Saint Valentine’s Day, or Valentine’s Day as it is usually called, is celebrated every year on the 14th of February. Valentine’s Day takes its name from one and/or more Christian martyrs who were known as Saint Valentine’s and was originated by Pope Gelasius in 496 AD, who was the third and last Bishop of Rome in the Catholic Church. This day is known to have started signifying love in the High Middle Ages when traditions like courtly love thrived in the circle of Geoffrey Chaucer.
Valentine of Rome and Valentine of Terni are known to be the inspirations behind the Valentine’s Day’s name. One was a priest in Rome and the other was a bishop of Intermna who is thought to have lost his life at the time of persecution under Emperor Aurelian’s rule.
Valentine’s Day is said to have taken its linkage with love and romantic elements as early as in 1400 when a “High Court of love” was established in Paris on Valentine’s Day which dealt with matters related to women, deception and love contracts.

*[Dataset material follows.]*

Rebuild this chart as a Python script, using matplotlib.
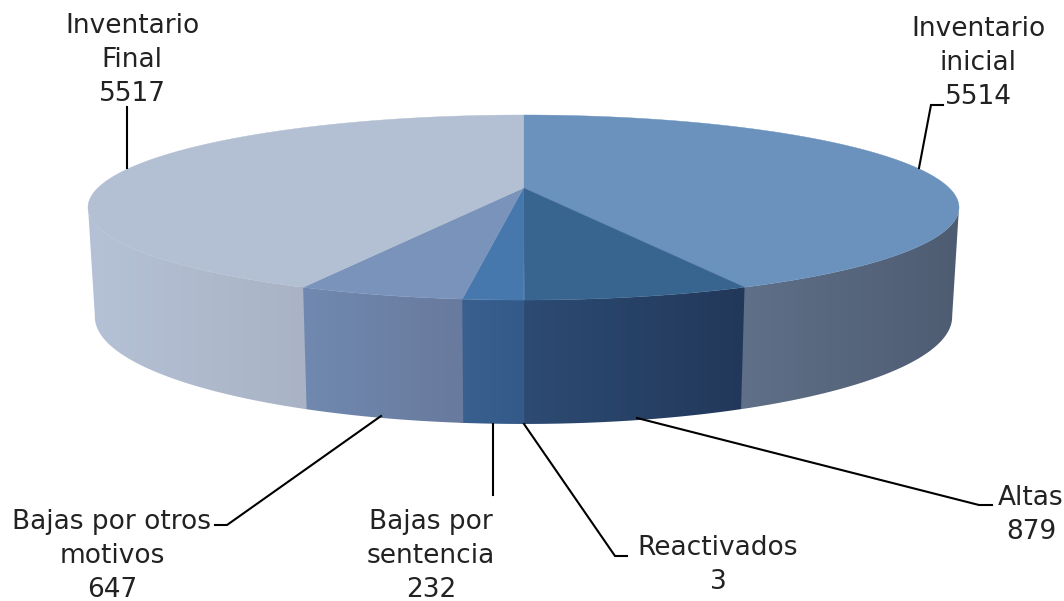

There on, in 1797, printers producing cards that had verses that were called “Mechanical Valentine’s.” This gained popularity and by the early 19th century, Valentine’s were made with real lace and ribbons. This is how what we see now of Valentine’s Day was established, as different traditions and cultures of countries started mixing before finally creating a unified theme and using the red color to signify passion.